1991 NCAA season
- Host school: San Beda College
| Men's Finals | G1 | G2 | G3 | Wins |
| Mapúa Cardinals | 103 | 94 | 91 | 2 |
| San Beda Red Lions | 94 | 100 | 90 | 1 |
- Duration: October 9–16, 1991
- Arena(s): ULTRA
- Finals MVP: Benny Cheng
- Winning coach: Joel Banal
- TV network(s): Islands TV 13
| Juniors' Finals | G1 | G2 | G3 | Wins |
| Mapúa Red Robins | 75 | 89 | 60 | 1 |
| San Beda Red Cubs | 93 | 80 | 79 | 2 |
- Duration: October 9–16, 1991
- Arena(s): ULTRA
- Finals MVP: Tyrone Bautista
- Winning coach: Ato Badolato

= NCAA Season 67 basketball tournaments =

1991 Philippine college basketball season

The 1991 NCAA basketball tournament was the 67th season in the Philippine National Collegiate Athletic Association (NCAA). The season opens on August 3 at the Araneta Coliseum and ended on October 16 with the Mapua Cardinals winning back-to-back championships in the Seniors division and won their 5th NCAA crown.

==Teams==

| Team | School | Men's coach |
|---|---|---|
| Letran Knights | Colegio de San Juan de Letran | Rudy Hines |
| JRC Heavy Bombers | Jose Rizal College | Egay Gomez |
| Mapúa Cardinals | Mapúa Institute of Technology | Joel Banal |
| PHCR Altas | Perpetual Help College of Rizal | Angel Ascue |
| San Beda Red Lions | San Beda College | Orly Castelo |
| San Sebastian Stags | San Sebastian College - Recoletos | Arturo Valenzona |

==Men's tournament==

===Elimination round===
Format:
- Tournament divided into two halves: winners of the two halves dispute the championship in a best-of-3 finals series unless:
  - A team wins both rounds. In that case, the winning team automatically wins the championship.
  - A third team has a better cumulative record than both finalists.
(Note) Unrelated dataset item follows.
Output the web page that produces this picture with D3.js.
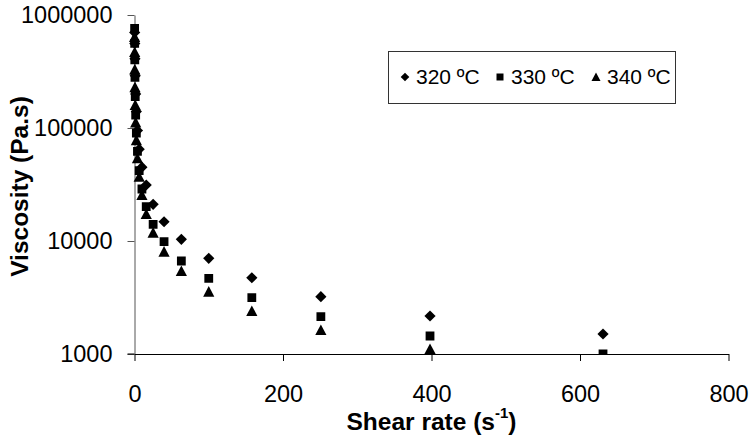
<!DOCTYPE html>
<html>
<head>
<meta charset="utf-8">
<script src="https://cdn.jsdelivr.net/npm/d3@7"></script>
<style>
  html, body { margin: 0; padding: 0; background: #fff; }
  svg { display: block; font-family: "Liberation Sans", Arial, sans-serif; }
</style>
</head>
<body>
<svg id="chart" width="751" height="436"></svg>
<script>
// ---- data ----
const shearRate = [0.158, 0.251, 0.398, 0.631, 1.0, 1.58, 2.51, 3.98, 6.31, 10, 15.8, 25.1, 39.8, 63.1, 100, 158, 251, 398, 631];
const visc320 = [null, 700000, 560000, 410000, 290000, 200000, 140000, 95000, 65000, 45000, 31300, 21100, 14800, 10350, 7030, 4730, 3215, 2170, 1503];
const visc330 = [760000, 560000, 400000, 280000, 190000, 130000, 90000, 62000, 42000, 28840, 20120, 14060, 9860, 6650, 4677, 3150, 2138, 1443, 1003];
const visc340 = [640000, 470000, 330000, 230000, 160000, 112000, 78000, 54000, 37000, 25500, 17330, 11850, 8040, 5425, 3560, 2402, 1630, 1107, 740];
const seriesNames = ["320 ºC", "330 ºC", "340 ºC"];
const xTicks = [0, 200, 400, 600, 800];
const yTicks = [1000, 10000, 100000, 1000000];

const svg = d3.select("#chart");
const pL = 134.5, pR = 728.5, pT = 15, pB = 354;

const x = d3.scaleLinear().domain([0, 800]).range([pL, pR]);
const y = d3.scaleLog().domain([1000, 1000000]).range([pB, pT]);

const FS = "23.5px";
const TFS = "24.5px";

// clip
svg.append("defs").append("clipPath").attr("id", "clip")
  .append("rect").attr("x", pL - 10).attr("y", pT - 10)
  .attr("width", pR - pL + 20).attr("height", pB - pT + 10.5);

// y axis
const yAxis = svg.append("g").attr("transform", `translate(${pL},0)`)
  .call(d3.axisLeft(y).tickValues(yTicks).tickFormat(d3.format("d")).tickSize(7).tickPadding(15).tickSizeOuter(0));
yAxis.select(".domain").attr("stroke", "#555");
yAxis.selectAll(".tick line").attr("stroke", "#555");
yAxis.selectAll("text").attr("font-size", FS).attr("font-family", "Liberation Sans, Arial, sans-serif").attr("fill", "#000");

// x axis
const xAxis = svg.append("g").attr("transform", `translate(0,${pB})`)
  .call(d3.axisBottom(x).tickValues(xTicks).tickFormat(d3.format("d")).tickSize(7).tickPadding(24).tickSizeOuter(0));
xAxis.select(".domain").attr("stroke", "#000");
xAxis.selectAll(".tick line").attr("stroke", "#000");
xAxis.selectAll("text").attr("font-size", FS).attr("font-family", "Liberation Sans, Arial, sans-serif").attr("fill", "#000");
svg.append("line").attr("x1", pL - 7).attr("x2", pL).attr("y1", y(1000)).attr("y2", y(1000)).attr("stroke", "#000");

// marker paths
function diamond(s) { return `M0,${-s}L${s},0L0,${s}L${-s},0Z`; }
function square(s) { return `M${-s},${-s}H${s}V${s}H${-s}Z`; }
function triangle(s) { return `M0,${-s}L${s},${s*0.9}L${-s},${s*0.9}Z`; }
const shapes = [d => diamond(5.6), d => square(4.4), d => triangle(5.6)];
const legendShapes = [diamond(4.3), square(3.5), triangle(4.5)];

const allSeries = [visc320, visc330, visc340];
const plot = svg.append("g").attr("clip-path", "url(#clip)");
allSeries.forEach((vals, i) => {
  const pts = shearRate.map((r, j) => ({ r, v: vals[j] })).filter(p => p.v != null);
  plot.append("g").selectAll("path").data(pts).join("path")
    .attr("d", shapes[i])
    .attr("transform", p => `translate(${x(p.r)},${y(p.v)})`)
    .attr("fill", "#000");
});

// axis titles
const xt = svg.append("text").attr("x", (pL + pR) / 2).attr("y", 430)
  .attr("text-anchor", "middle").attr("font-size", TFS).attr("font-weight", "bold");
xt.append("tspan").text("Shear rate (s");
xt.append("tspan").attr("font-size", "15px").attr("dy", -12).text("-1");
xt.append("tspan").attr("dy", 12).text(")");

svg.append("text").attr("transform", `translate(28,${(pT + pB) / 2 + 2}) rotate(-90)`)
  .attr("text-anchor", "middle").attr("font-size", TFS).attr("font-weight", "bold")
  .text("Viscosity (Pa.s)");

// legend
const lg = svg.append("g");
lg.append("rect").attr("x", 388.5).attr("y", 51.5).attr("width", 287).attr("height", 52)
  .attr("fill", "#fff").attr("stroke", "#333").attr("stroke-width", 1);
const legX = [405, 500, 596];
seriesNames.forEach((name, i) => {
  lg.append("path").attr("d", legendShapes[i]).attr("transform", `translate(${legX[i]},77)`).attr("fill", "#000");
  lg.append("text").attr("x", legX[i] + 11).attr("y", 84).attr("font-size", "21px").text(name);
});
</script>
</body>
</html>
In that case, the third team has to win in a playoff against the team that won the second round to face the team that won in the first round in a best-of-3 finals series.
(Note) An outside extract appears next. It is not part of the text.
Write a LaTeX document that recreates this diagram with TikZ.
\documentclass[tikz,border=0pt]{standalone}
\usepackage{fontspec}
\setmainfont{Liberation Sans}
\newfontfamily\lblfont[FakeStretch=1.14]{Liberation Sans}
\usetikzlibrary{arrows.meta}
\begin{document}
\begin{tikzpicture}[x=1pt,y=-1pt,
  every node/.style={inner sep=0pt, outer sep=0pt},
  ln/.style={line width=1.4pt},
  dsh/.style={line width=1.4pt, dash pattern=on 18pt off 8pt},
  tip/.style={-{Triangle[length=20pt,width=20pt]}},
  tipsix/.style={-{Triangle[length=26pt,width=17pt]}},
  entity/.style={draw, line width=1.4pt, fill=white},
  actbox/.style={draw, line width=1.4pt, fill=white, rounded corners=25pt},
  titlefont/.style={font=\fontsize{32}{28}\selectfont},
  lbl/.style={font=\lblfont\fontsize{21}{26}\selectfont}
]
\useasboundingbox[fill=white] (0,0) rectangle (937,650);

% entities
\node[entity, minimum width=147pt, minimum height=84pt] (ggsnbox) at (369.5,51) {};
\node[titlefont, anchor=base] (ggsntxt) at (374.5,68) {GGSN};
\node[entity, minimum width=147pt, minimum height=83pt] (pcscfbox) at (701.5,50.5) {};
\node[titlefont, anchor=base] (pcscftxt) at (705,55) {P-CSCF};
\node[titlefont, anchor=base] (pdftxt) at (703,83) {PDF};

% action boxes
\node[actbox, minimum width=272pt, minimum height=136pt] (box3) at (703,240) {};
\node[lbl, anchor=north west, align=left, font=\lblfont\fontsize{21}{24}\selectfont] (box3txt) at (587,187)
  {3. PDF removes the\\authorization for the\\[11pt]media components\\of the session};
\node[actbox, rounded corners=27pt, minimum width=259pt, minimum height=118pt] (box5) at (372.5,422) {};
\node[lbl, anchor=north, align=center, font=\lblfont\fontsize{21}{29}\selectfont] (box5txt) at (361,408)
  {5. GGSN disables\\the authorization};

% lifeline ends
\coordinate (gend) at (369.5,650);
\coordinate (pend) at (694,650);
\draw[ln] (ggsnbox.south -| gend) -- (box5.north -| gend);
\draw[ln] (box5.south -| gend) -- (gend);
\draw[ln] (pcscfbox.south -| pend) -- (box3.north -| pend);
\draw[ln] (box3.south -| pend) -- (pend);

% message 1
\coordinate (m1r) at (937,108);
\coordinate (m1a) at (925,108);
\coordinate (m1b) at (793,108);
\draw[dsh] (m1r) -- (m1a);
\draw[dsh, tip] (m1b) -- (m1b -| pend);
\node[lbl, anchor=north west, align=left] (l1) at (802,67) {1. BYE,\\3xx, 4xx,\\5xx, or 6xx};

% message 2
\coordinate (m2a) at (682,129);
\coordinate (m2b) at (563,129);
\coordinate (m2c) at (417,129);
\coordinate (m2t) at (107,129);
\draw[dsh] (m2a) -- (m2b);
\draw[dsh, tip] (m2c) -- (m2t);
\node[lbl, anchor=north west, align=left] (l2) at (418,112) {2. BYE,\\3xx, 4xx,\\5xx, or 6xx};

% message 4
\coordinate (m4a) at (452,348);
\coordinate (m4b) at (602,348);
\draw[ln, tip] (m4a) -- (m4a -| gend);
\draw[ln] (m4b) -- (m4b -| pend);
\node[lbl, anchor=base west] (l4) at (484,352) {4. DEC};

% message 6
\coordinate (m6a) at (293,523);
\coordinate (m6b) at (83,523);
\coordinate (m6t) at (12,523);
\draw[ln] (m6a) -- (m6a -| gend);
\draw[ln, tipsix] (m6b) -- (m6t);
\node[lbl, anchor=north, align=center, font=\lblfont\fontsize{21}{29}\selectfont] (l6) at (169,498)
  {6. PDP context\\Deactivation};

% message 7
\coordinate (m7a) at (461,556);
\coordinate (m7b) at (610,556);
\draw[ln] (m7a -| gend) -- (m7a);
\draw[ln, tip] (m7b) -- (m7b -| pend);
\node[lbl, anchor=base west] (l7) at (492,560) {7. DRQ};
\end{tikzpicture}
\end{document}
====First round team standings====

| Pos | Team | W | L | Pts | Qualification |
| 1 | San Beda Red Lions (H) | 5 | 0 | 10 | Finals |
| 2 | Mapúa Cardinals | 3 | 2 | 8 |  |
| 3 | JRC Heavy Bombers | 3 | 2 | 8 |
| 4 | Letran Knights | 2 | 3 | 7 |
| 5 | PHCR Altas | 1 | 4 | 6 |
| 6 | San Sebastian Stags | 1 | 4 | 6 |

====Second round team standings====

| Pos | Team | W | L | Pts | Qualification |
| 1 | Mapúa Cardinals | 5 | 0 | 10 | Finals |
| 2 | San Beda Red Lions (H) | 3 | 2 | 8 |  |
| 3 | San Sebastian Stags | 2 | 3 | 7 |
| 4 | JRC Heavy Bombers | 2 | 3 | 7 |
| 5 | PHCR Altas | 2 | 3 | 7 |
| 6 | Letran Knights | 1 | 4 | 6 |

====Cumulative standings====
No other team had a better cumulative record than the two pennant winners, so playoff for the Finals berth was not played.

Mapua Cardinals wins the second round flag and forces a best-of-three title playoffs with first round winner San Beda College by downing the Red Lions on the last day of the eliminations on October 2.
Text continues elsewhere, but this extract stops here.